Autre point de vigilance, une seule injection ne semble entraîner qu’une faible dose d’anticorps neutralisants, « qui sont probablement importants pour la protection », précise le Pr Fischer, rappelant ainsi l’importance du rappel. Si aucune infection n’a été constatée en cas de deuxième dose à six semaines, l’effectif était trop faible pour en tirer des conclusions, a-t-il expliqué.

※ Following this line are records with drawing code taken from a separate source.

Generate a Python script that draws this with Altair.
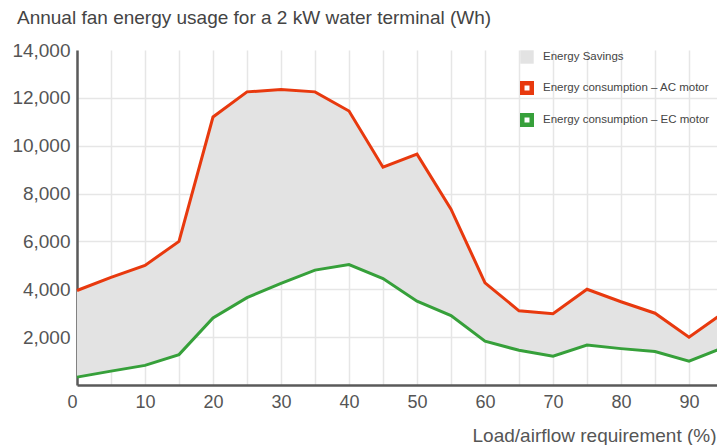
import altair as alt
import pandas as pd

load = [0, 5, 10, 15, 20, 25, 30, 35, 40, 45, 50, 55, 60, 65, 70, 75, 80, 85, 90, 95]
ac_motor = [3950, 4500, 5000, 6000, 11200, 12250, 12350, 12250, 11450, 9100,
            9650, 7350, 4270, 3100, 2980, 4000, 3480, 3000, 2000, 3000]
ec_motor = [330, 580, 820, 1270, 2800, 3650, 4250, 4800, 5030, 4450,
            3500, 2900, 1830, 1450, 1200, 1670, 1520, 1400, 1000, 1560]

AC = "Energy consumption \u2013 AC motor"
EC = "Energy consumption \u2013 EC motor"
SAV = "Energy Savings"

y_ticks = [2000, 4000, 6000, 8000, 10000, 12000, 14000]
x_ticks = list(range(0, 100, 5))

df = pd.DataFrame({"load": load, AC: ac_motor, EC: ec_motor})

FONT = "Liberation Sans"

x_enc = alt.X("load:Q",
              scale=alt.Scale(domain=[0, 95], nice=False),
              axis=alt.Axis(values=x_ticks,
                            labelExpr="datum.value % 10 === 0 ? datum.label : ''",
                            labelOffset={"condition": {"test": "datum.value === 0", "value": -10}, "value": 0},
                            ticks=False, labelPadding=8, labelFontSize=18,
                            labelColor="#555", labelFont=FONT,
                            domainColor="#5a5a5a", domainWidth=2.5,
                            gridColor="#e6e6e6", gridWidth=1.5,
                            title="Load/airflow requirement (%)",
                            titleAnchor="end", titleAlign="right",
                            titleBaseline="alphabetic", titleX=639, titleY=56,
                            titleFontSize=19, titleFontWeight="normal",
                            titleColor="#555", titleFont=FONT))

y_scale = alt.Scale(domain=[0, 14000], nice=False)
y_axis = alt.Axis(values=y_ticks, format=",.0f", ticks=False, labelPadding=7,
                  labelFontSize=19, labelColor="#555", labelFont=FONT,
                  domainColor="#5a5a5a", domainWidth=2.5,
                  gridColor="#e6e6e6", gridWidth=1.5,
                  gridOpacity={"condition": {"test": "datum.value === 14000", "value": 0}, "value": 1},
                  title=None)

area = alt.Chart(df).transform_calculate(kind=f"'{SAV}'").mark_area(opacity=1).encode(
    x=x_enc,
    y=alt.Y(f"{AC}:Q", scale=y_scale, axis=y_axis),
    y2=alt.Y2(f"{EC}:Q"),
    fill=alt.Fill("kind:N",
                  scale=alt.Scale(domain=[SAV], range=["#e3e3e3"]),
                  legend=alt.Legend(orient="none", legendX=443, legendY=0, title=None,
                                    symbolType="square", symbolSize=180,
                                    symbolStrokeWidth=0, labelFontSize=11.5,
                                    labelColor="#444", labelFont=FONT, labelLimit=300,
                                    labelOffset=9, padding=0)),
)

lines = alt.Chart(df).transform_fold([AC, EC], as_=["series", "value"]).mark_line(
    strokeWidth=3).encode(
    x=x_enc,
    y=alt.Y("value:Q", scale=y_scale, axis=y_axis),
    stroke=alt.Stroke("series:N",
                      scale=alt.Scale(domain=[AC, EC], range=["#e8390e", "#36a03a"]),
                      legend=alt.Legend(orient="none", legendX=443, legendY=31, title=None,
                                        symbolType="square", symbolSize=90,
                                        symbolStrokeWidth=4.5, symbolFillColor="white",
                                        rowPadding=4, labelFontSize=11.5,
                                        labelColor="#444", labelFont=FONT, labelLimit=300,
                                        labelOffset=9, padding=0)),
)

chart = alt.layer(area, lines).properties(
    width=646, height=335,
    autosize=alt.AutoSizeParams(type="none"),
    padding={"left": 69, "top": 42, "right": -6, "bottom": 60},
    title=alt.TitleParams("Annual fan energy usage for a 2 kW water terminal (Wh)",
                          anchor="start", frame="group", dx=-60, dy=25, offset=23,
                          baseline="alphabetic", fontSize=19, fontWeight="normal",
                          color="#444", font=FONT),
).resolve_scale(fill="independent", stroke="independent").configure_view(strokeWidth=0)

chart.save("out.html", embed_options={"renderer": "svg", "actions": False})
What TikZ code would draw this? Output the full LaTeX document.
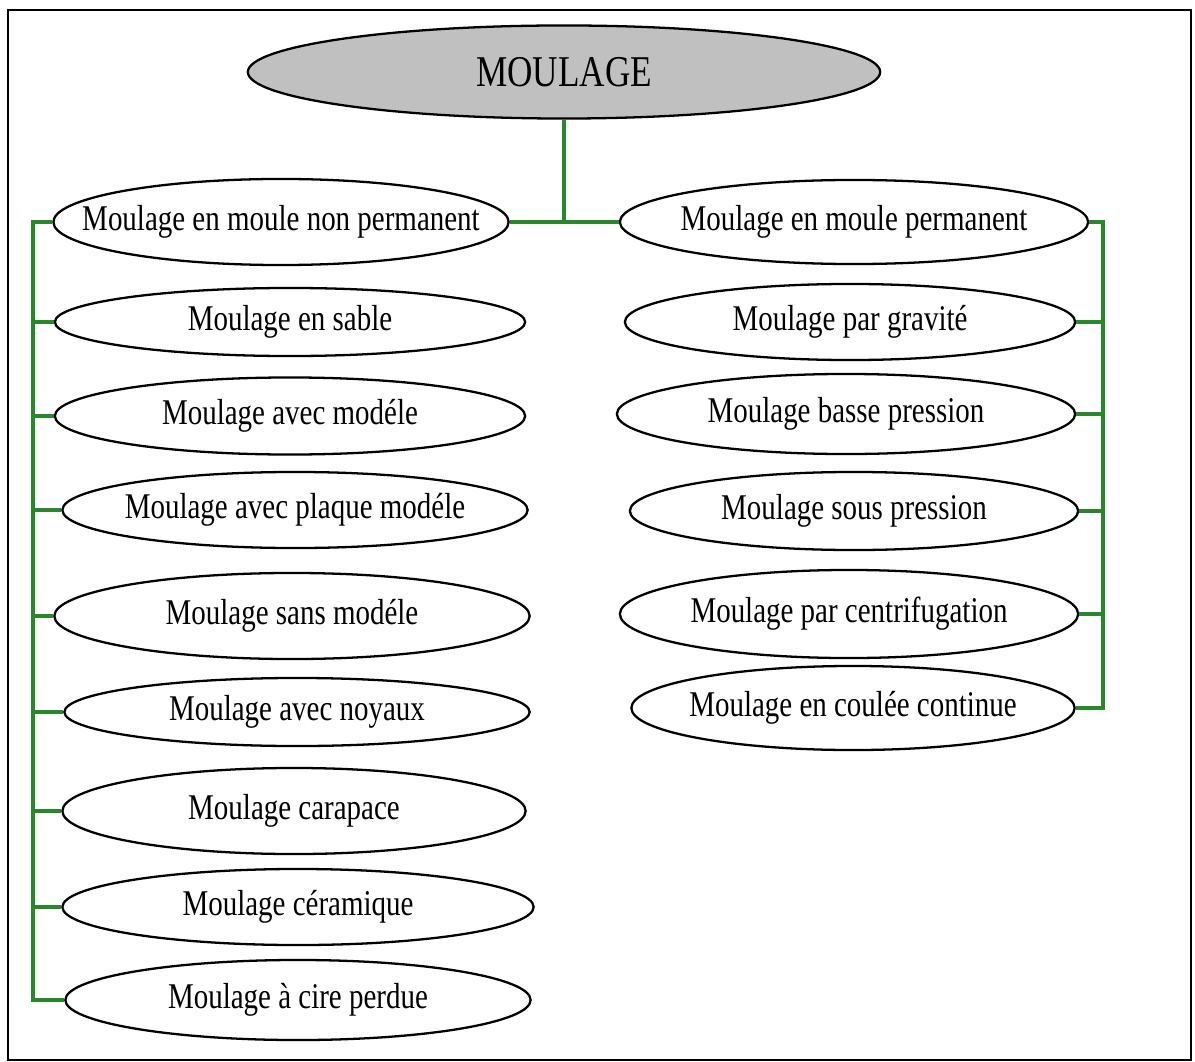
\documentclass[tikz,border=0pt]{standalone}
\usepackage{fontspec}
\setmainfont{Liberation Serif}[FakeStretch=0.8]
\usetikzlibrary{shapes.geometric}
\definecolor{branchgreen}{RGB}{40,135,40}
\definecolor{rootgray}{RGB}{192,192,192}
\newcommand{\ovaltext}[1]{\makebox[0pt]{#1}}
\begin{document}
\begin{tikzpicture}[x=0.01cm,y=-0.01cm,
    oval/.style={ellipse,draw,line width=0.65pt,inner sep=0pt,font=\fontsize{10.3}{12}\selectfont},
    link/.style={draw=branchgreen,line width=0.9pt}]
     \useasboundingbox (0,0) rectangle (1195,1061);
     \draw [line width=0.6pt] (8,10) rectangle (1191,1060);
     \node [oval,fill=rootgray,minimum width=6.32cm,minimum height=0.93cm,font=\fontsize{12.5}{14}\selectfont] (moulage) at (564,72) {\ovaltext{MOULAGE}};
     % moule non permanent
     \node [oval,minimum width=4.55cm,minimum height=0.86cm] (nonperm) at (281,222) {\ovaltext{Moulage en moule non permanent}};
     \node [oval,minimum width=4.70cm,minimum height=0.68cm] (sable) at (290,322) {\ovaltext{Moulage en sable}};
     \node [oval,minimum width=4.70cm,minimum height=0.77cm] (avecmod) at (290,416) {\ovaltext{Moulage avec modéle}};
     \node [oval,minimum width=4.65cm,minimum height=0.76cm] (plaque) at (295,510) {\ovaltext{Moulage avec plaque modéle}};
     \node [oval,minimum width=4.75cm,minimum height=0.86cm] (sansmod) at (292,616) {\ovaltext{Moulage sans modéle}};
     \node [oval,minimum width=4.65cm,minimum height=0.68cm] (noyaux) at (297,712) {\ovaltext{Moulage avec noyaux}};
     \node [oval,minimum width=4.63cm,minimum height=0.86cm] (carapace) at (294,811) {\ovaltext{Moulage carapace}};
     \node [oval,minimum width=4.71cm,minimum height=0.76cm] (ceramique) at (298,907) {\ovaltext{Moulage céramique}};
     \node [oval,minimum width=4.65cm,minimum height=0.80cm] (cire) at (298,1000) {\ovaltext{Moulage à cire perdue}};
     % moule permanent
     \node [oval,minimum width=4.68cm,minimum height=0.84cm] (perm) at (854,222) {\ovaltext{Moulage en moule permanent}};
     \node [oval,minimum width=4.50cm,minimum height=0.76cm] (gravite) at (850,322) {\ovaltext{Moulage par gravité}};
     \node [oval,minimum width=4.58cm,minimum height=0.80cm] (basse) at (846,414) {\ovaltext{Moulage basse pression}};
     \node [oval,minimum width=4.48cm,minimum height=0.78cm] (souspr) at (854,511) {\ovaltext{Moulage sous pression}};
     \node [oval,minimum width=4.58cm,minimum height=0.88cm] (centri) at (849,614) {\ovaltext{Moulage par centrifugation}};
     \node [oval,minimum width=4.43cm,minimum height=0.84cm] (continue) at (853,708) {\ovaltext{Moulage en coulée continue}};
     % branches
     \coordinate (lbus) at (33,0);
     \coordinate (rbus) at (1103,0);
     \draw [link] (nonperm.east) -- (perm.west);
     \draw [link] (moulage.south) -- (moulage.south |- nonperm.east);
     \draw [link] (nonperm.west) -- (nonperm.west -| lbus) -- (cire.west -| lbus) -- (cire.west);
     \draw [link] (sable.west) -- (sable.west -| lbus);
     \draw [link] (avecmod.west) -- (avecmod.west -| lbus);
     \draw [link] (plaque.west) -- (plaque.west -| lbus);
     \draw [link] (sansmod.west) -- (sansmod.west -| lbus);
     \draw [link] (noyaux.west) -- (noyaux.west -| lbus);
     \draw [link] (carapace.west) -- (carapace.west -| lbus);
     \draw [link] (ceramique.west) -- (ceramique.west -| lbus);
     \draw [link] (perm.east) -- (perm.east -| rbus) -- (continue.east -| rbus) -- (continue.east);
     \draw [link] (gravite.east) -- (gravite.east -| rbus);
     \draw [link] (basse.east) -- (basse.east -| rbus);
     \draw [link] (souspr.east) -- (souspr.east -| rbus);
     \draw [link] (centri.east) -- (centri.east -| rbus);
\end{tikzpicture}
\end{document}
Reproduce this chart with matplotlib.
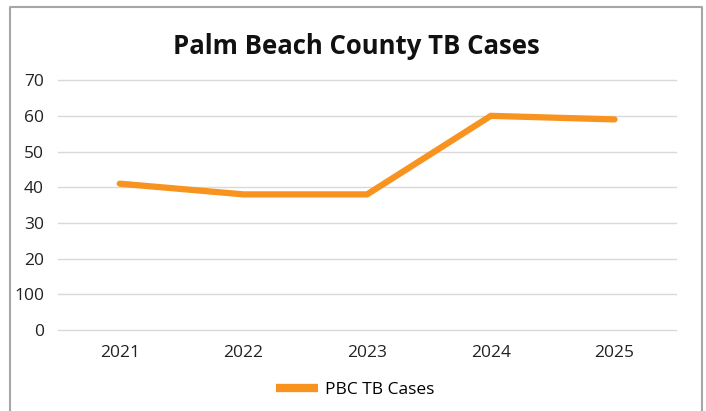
import matplotlib
matplotlib.use("Agg")
import matplotlib.pyplot as plt
from matplotlib.lines import Line2D

# data
years = ["2021", "2022", "2023", "2024", "2025"]
cases = [41, 38, 38, 60, 59]
y_ticks = [0, 10, 20, 30, 40, 50, 60, 70]
y_labels = ["0", "100", "20", "30", "40", "50", "60", "70"]  # as printed on the original

line_color = "#F7931E"
grid_color = "#D9D9D9"
plt.rcParams["font.family"] = ["Open Sans", "DejaVu Sans"]

fig = plt.figure(figsize=(7.06, 4.11), dpi=100)
ax = fig.add_axes([0.082, 0.197, 0.876, 0.608])

x = range(len(years))
ax.plot(x, cases, color=line_color, linewidth=4.5, solid_capstyle="round",
        solid_joinstyle="miter", label="PBC TB Cases", zorder=3)

ax.set_xlim(-0.5, len(years) - 0.5)
ax.set_ylim(0, 70)
ax.set_xticks(list(x))
ax.set_xticklabels(years)
ax.set_yticks(y_ticks)
ax.set_yticklabels(y_labels)
ax.tick_params(length=0, labelsize=12.5, colors="#222222")
ax.tick_params(axis="x", pad=11)
ax.tick_params(axis="y", pad=10)
ax.grid(axis="y", color=grid_color, linewidth=1)
for gl in ax.yaxis.get_gridlines():
    gl.set_clip_on(False)
ax.set_axisbelow(True)
for s in ax.spines.values():
    s.set_visible(False)

fig.text(0.505, 0.888, "Palm Beach County TB Cases", ha="center", va="center",
         fontsize=18.5, fontweight="bold", color="#111111")

handle = Line2D([], [], color=line_color, linewidth=6, solid_capstyle="butt")
fig.legend([handle], ["PBC TB Cases"], loc="center", bbox_to_anchor=(0.503, 0.052),
           frameon=False, fontsize=12.5, handlelength=2.4, handletextpad=0.4)

# outer chart border (bottom edge is cropped in the original)
border = Line2D([0.0148, 0.0148, 0.9943, 0.9943], [0.0, 0.982, 0.982, 0.0],
                transform=fig.transFigure, color="#A6A6A6", linewidth=1.5)
fig.add_artist(border)

fig.savefig("out.png", dpi=100)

D’un point de vue logistique, un changement de calendrier vaccinal obligerait à recontacter toutes les personnes primovaccinées, ce qui risquerait d’entraîner des difficultés de mise en œuvre de la vaccination. Et le risque d’autoriser un tel espacement est aussi qu’il soit dépassé en pratique. « D’expérience personnelle, en tant que praticien, lorsqu’on applique un schéma temporel d’administration d’un médicament ou d’un vaccin, on sait que celui-ci n’est pas strictement respecté. Et si l’on dit que le vaccin doit être administré après six semaines, il y aura un certain nombre de personnes qui auront le vaccin après sept semaines, voire plus », redoute le Pr Fischer.

Le choix de la sécurité

Olivier Véran a de son côté ajouté que plus le délai entre les deux doses était long, plus le risque était grand que la deuxième injection soit « oubliée » ou « manquée ». « Toutes ces données, partagées par beaucoup d’experts en Europe et aux États-Unis, nous font considérer avec une certaine prudence, une certaine réticence l’idée de l’espacement », a conclu le Pr Fischer.

Évoquant les inconnues et les incertitudes, Olivier Véran a assuré faire le « choix de la sécurité des données validées dont on maîtrise la pleine compréhension », en l’absence de consensus scientifique, n’oubliant pas de remercier malgré tout « les uns et les autres pour leur approche et leur abord de cette problématique extrêmement complexe ». Après un début de campagne vaccinale critiquée, le ministre de la Santé s’est par ailleurs félicité que la France soit désormais dans « le peloton de tête européen » en termes de rythme de vaccination.